**Exercise description**.
Return exactly the listing's lines, from its first line to the line holding "from matplotlib.ticker import MultipleLocator", ends included.

-- start Input for this task --

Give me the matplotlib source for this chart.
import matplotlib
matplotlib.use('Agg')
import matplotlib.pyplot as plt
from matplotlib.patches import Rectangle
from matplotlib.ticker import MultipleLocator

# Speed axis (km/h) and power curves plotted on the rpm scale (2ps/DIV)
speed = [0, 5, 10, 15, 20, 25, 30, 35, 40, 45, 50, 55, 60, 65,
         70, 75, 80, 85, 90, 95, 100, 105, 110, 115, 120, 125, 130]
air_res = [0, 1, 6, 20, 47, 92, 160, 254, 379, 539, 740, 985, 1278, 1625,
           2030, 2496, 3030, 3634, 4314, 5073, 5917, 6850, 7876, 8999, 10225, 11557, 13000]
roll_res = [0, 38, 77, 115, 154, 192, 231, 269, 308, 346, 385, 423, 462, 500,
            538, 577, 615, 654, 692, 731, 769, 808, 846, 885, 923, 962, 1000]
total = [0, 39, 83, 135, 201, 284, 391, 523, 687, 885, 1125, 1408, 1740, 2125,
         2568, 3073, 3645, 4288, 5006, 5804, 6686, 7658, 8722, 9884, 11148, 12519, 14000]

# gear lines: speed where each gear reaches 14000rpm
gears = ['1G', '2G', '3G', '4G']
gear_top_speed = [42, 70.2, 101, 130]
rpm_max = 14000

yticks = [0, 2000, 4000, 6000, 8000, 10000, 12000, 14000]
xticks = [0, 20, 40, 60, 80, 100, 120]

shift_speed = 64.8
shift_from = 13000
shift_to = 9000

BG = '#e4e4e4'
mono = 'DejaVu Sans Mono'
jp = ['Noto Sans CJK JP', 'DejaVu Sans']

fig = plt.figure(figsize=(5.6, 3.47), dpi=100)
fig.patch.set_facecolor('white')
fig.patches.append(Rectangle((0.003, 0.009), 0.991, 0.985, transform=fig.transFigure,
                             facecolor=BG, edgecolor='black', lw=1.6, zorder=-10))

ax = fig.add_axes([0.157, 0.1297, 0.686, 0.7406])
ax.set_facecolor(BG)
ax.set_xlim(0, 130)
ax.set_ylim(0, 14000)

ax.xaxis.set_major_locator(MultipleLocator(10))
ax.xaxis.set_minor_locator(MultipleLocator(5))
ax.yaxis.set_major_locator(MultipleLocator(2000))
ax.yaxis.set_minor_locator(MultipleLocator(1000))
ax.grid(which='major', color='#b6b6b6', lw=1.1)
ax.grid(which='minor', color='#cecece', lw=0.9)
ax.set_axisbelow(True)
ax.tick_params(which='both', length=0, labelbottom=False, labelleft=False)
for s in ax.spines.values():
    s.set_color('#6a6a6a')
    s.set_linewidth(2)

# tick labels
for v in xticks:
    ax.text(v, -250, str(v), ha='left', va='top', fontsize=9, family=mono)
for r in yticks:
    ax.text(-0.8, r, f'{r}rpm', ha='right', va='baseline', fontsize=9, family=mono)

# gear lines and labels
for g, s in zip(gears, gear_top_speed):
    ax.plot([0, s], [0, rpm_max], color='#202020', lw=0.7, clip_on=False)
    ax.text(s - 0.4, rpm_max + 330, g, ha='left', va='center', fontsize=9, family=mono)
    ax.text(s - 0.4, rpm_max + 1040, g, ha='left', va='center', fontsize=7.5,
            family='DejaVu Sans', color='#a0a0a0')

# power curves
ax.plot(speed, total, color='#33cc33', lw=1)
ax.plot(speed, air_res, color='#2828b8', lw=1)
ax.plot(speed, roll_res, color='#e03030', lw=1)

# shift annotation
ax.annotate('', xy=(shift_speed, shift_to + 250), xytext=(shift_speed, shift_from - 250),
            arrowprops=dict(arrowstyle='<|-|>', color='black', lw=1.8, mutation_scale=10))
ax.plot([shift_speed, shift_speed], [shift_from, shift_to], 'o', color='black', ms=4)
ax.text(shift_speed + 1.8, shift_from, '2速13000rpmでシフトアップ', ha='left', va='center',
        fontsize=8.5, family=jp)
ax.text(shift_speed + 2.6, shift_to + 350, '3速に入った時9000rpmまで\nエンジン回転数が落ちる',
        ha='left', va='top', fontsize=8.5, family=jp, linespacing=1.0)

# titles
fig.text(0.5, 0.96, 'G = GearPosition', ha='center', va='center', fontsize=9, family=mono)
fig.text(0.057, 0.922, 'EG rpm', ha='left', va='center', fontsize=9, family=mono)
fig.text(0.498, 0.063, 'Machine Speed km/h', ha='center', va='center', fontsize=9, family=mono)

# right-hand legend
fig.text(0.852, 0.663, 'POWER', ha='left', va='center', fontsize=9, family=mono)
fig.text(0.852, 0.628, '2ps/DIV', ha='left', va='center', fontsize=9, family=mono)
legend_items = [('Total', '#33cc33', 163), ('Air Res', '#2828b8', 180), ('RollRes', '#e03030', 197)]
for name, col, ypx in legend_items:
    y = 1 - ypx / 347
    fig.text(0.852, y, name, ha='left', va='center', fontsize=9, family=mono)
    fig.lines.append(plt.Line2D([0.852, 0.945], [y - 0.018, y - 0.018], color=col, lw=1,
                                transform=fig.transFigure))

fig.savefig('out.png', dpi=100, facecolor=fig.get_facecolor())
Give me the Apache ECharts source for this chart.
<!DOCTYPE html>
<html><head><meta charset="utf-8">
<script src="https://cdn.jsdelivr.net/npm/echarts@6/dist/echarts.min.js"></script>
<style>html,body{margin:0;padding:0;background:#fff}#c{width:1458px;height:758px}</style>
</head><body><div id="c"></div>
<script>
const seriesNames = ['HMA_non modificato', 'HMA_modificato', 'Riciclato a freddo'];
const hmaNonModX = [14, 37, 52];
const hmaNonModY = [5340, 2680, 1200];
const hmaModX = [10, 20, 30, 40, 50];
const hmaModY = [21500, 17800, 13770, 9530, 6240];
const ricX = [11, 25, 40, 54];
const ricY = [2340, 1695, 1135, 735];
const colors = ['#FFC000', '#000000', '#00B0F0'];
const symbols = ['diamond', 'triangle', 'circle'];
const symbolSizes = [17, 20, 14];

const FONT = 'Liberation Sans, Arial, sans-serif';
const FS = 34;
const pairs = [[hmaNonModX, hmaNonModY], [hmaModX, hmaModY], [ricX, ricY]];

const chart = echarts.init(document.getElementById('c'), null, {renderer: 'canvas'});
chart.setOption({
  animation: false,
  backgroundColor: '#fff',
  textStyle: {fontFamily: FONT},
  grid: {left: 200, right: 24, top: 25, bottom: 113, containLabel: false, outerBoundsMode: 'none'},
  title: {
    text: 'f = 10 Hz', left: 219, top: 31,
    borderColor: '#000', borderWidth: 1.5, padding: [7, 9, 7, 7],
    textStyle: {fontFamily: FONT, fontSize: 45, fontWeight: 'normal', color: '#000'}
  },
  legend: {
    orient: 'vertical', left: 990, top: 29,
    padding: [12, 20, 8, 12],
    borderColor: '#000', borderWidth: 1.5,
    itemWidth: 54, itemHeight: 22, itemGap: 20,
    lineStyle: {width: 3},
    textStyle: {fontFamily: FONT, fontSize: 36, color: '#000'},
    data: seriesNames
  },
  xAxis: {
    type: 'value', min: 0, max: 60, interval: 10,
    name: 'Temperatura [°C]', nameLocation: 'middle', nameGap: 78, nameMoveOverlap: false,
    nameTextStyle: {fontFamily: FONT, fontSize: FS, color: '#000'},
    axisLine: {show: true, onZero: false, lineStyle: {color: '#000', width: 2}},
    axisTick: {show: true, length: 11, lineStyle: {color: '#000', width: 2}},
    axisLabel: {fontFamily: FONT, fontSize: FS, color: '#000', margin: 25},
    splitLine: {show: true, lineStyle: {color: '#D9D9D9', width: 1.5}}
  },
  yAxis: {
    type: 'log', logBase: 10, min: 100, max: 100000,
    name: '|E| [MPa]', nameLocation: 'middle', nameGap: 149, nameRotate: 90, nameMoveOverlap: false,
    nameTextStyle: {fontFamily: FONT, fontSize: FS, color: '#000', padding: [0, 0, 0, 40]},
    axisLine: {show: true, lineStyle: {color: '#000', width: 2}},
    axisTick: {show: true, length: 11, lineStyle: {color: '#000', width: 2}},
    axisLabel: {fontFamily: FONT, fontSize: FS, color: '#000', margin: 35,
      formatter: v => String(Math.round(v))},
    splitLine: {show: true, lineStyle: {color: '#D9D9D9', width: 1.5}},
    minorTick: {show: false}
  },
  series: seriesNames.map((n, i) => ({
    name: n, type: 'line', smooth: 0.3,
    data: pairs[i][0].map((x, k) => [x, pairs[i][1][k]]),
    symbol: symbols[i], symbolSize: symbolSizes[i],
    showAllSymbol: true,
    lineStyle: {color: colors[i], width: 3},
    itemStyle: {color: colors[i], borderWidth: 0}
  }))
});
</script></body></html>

-- end Input for this task --

**Answer**.
Give me the matplotlib source for this chart.
import matplotlib
matplotlib.use('Agg')
import matplotlib.pyplot as plt
from matplotlib.patches import Rectangle
from matplotlib.ticker import MultipleLocator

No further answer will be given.